### Work to do
Count every line that holds the string "with", then give that number alone.

### Dataset extract
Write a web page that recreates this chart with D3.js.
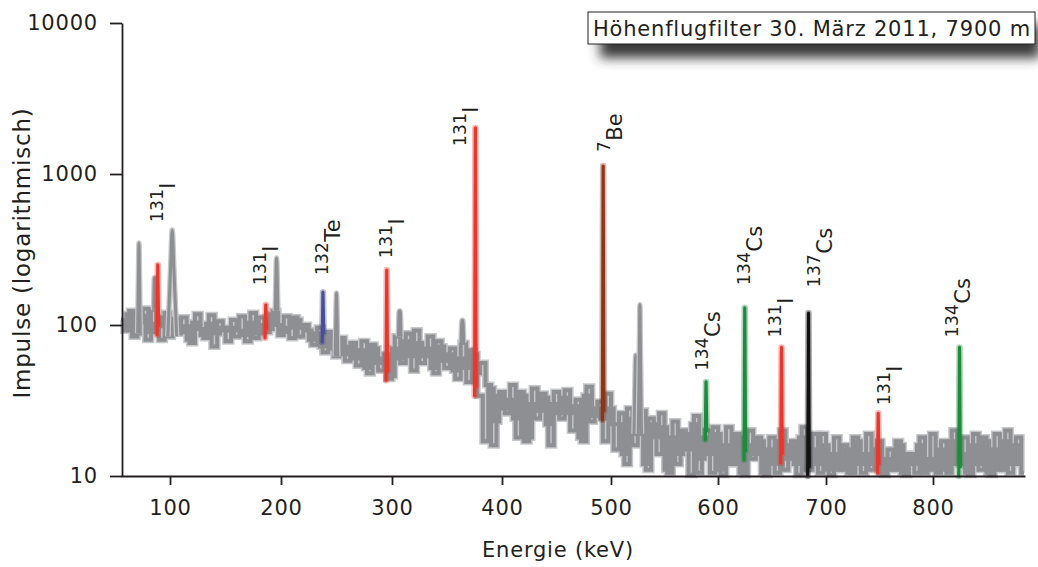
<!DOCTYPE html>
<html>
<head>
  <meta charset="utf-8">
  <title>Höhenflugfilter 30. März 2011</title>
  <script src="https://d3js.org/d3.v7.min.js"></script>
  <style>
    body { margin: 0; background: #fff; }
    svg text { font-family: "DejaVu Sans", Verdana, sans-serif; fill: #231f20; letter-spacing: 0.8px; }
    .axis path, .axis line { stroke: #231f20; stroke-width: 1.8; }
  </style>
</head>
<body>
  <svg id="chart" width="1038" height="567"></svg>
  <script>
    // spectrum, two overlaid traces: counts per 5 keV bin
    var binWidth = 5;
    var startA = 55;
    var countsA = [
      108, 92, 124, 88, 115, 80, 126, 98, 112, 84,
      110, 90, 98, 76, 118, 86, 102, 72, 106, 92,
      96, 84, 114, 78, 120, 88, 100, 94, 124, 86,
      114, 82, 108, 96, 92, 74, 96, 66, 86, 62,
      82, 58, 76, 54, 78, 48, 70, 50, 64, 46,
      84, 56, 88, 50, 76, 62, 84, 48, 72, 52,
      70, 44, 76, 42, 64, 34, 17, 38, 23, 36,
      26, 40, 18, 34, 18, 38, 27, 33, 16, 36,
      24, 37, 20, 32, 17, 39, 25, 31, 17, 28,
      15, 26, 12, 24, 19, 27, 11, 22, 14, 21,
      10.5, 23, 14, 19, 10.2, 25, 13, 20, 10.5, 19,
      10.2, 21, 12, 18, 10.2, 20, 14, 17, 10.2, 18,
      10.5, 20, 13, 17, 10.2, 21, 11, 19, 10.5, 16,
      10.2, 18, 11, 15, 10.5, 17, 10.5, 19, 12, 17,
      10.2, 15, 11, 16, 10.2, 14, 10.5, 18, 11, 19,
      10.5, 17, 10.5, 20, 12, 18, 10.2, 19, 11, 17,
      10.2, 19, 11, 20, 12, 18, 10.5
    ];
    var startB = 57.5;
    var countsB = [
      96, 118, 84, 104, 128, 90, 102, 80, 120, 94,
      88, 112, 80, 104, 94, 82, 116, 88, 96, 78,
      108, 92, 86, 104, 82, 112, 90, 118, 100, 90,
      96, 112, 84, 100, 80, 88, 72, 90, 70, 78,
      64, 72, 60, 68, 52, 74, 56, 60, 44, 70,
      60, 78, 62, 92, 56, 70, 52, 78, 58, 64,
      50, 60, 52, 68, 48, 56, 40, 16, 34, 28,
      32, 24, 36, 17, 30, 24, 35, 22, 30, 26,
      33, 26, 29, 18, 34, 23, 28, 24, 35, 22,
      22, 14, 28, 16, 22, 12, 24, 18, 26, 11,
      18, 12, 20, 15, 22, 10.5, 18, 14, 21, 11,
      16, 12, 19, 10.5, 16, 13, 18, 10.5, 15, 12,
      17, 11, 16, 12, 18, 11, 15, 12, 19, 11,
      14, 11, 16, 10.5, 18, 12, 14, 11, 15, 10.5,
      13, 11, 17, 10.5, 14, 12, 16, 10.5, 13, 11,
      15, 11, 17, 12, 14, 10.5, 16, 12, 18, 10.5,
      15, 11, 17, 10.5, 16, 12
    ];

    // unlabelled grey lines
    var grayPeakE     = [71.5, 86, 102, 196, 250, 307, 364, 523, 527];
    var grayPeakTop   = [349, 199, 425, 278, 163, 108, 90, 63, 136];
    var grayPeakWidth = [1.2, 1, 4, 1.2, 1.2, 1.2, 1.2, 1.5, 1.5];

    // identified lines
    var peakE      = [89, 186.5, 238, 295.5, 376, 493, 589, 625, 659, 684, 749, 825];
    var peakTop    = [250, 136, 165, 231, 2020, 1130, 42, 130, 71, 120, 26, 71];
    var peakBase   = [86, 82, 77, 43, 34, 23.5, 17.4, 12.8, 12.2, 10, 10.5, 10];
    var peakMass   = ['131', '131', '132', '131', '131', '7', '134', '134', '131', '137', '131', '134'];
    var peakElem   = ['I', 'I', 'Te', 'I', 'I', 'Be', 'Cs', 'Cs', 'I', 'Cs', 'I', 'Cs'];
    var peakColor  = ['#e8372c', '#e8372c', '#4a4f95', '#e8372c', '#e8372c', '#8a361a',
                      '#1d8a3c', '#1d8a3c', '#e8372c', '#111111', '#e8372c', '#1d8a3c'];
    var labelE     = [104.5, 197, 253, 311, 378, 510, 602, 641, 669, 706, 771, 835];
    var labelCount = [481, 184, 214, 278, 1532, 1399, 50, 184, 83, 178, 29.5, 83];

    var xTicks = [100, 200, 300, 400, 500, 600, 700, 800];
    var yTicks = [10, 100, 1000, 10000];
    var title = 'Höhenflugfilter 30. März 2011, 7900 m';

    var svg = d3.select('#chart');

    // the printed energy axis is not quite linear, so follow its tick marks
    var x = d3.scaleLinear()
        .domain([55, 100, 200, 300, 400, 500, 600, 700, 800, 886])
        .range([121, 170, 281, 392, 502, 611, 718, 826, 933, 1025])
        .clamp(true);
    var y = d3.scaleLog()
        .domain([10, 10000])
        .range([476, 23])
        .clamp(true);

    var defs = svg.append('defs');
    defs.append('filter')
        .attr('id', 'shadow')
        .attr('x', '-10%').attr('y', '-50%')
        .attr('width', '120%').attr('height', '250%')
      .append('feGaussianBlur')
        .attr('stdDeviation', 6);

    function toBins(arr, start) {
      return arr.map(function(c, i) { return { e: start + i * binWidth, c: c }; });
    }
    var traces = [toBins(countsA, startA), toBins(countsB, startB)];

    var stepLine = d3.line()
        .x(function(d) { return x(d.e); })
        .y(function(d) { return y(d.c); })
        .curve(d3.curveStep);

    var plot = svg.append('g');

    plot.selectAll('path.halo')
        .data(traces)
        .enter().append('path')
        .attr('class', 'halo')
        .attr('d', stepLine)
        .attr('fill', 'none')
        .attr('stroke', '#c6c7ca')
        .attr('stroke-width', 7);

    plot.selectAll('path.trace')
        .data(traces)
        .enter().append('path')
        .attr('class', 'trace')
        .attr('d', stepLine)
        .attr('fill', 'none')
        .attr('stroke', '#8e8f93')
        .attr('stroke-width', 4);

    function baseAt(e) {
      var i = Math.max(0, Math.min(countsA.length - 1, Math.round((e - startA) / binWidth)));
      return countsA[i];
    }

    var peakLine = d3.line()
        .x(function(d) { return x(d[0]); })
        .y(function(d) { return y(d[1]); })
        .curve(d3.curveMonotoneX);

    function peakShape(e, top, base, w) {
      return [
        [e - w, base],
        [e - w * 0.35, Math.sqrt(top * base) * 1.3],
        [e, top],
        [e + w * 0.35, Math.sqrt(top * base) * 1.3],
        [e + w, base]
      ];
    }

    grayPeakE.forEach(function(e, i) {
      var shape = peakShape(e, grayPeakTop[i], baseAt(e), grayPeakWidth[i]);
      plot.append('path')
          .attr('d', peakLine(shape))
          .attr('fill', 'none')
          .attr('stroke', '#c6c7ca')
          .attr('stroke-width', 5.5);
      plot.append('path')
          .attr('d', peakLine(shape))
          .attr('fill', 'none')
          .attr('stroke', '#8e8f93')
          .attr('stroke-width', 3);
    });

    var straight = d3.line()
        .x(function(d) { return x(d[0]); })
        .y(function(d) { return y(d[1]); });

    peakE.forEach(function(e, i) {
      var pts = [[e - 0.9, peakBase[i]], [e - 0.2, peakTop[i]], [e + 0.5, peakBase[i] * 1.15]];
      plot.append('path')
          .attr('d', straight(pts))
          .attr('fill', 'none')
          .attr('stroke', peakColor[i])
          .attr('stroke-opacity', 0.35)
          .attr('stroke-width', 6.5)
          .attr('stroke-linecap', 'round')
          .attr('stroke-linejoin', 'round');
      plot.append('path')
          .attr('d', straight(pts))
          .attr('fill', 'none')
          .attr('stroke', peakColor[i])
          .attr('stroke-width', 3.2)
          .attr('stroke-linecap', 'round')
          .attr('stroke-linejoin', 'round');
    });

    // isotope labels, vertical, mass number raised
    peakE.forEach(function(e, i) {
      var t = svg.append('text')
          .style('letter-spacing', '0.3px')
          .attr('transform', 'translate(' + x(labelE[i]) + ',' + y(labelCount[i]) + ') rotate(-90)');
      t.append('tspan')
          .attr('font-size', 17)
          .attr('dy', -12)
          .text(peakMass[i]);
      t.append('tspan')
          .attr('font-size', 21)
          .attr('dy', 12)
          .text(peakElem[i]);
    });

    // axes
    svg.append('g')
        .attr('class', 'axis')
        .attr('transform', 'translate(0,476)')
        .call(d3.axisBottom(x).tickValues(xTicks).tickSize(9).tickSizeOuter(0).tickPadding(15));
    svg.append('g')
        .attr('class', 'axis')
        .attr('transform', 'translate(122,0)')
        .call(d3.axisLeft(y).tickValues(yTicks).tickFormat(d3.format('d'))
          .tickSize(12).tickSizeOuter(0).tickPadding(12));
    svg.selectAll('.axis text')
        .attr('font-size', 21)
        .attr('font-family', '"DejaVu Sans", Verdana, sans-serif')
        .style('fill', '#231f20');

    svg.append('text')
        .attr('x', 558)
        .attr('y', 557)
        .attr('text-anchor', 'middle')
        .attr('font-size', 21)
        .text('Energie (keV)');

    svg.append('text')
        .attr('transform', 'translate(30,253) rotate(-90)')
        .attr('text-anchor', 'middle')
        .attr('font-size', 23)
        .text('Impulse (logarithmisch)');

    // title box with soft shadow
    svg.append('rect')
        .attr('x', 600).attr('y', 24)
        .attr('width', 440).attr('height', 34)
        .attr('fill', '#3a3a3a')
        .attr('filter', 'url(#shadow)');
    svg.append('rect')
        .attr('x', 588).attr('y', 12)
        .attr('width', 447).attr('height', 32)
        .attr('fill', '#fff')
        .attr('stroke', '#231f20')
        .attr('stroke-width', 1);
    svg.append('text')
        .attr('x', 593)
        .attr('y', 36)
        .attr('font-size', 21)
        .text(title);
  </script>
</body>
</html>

### Answer to this task
2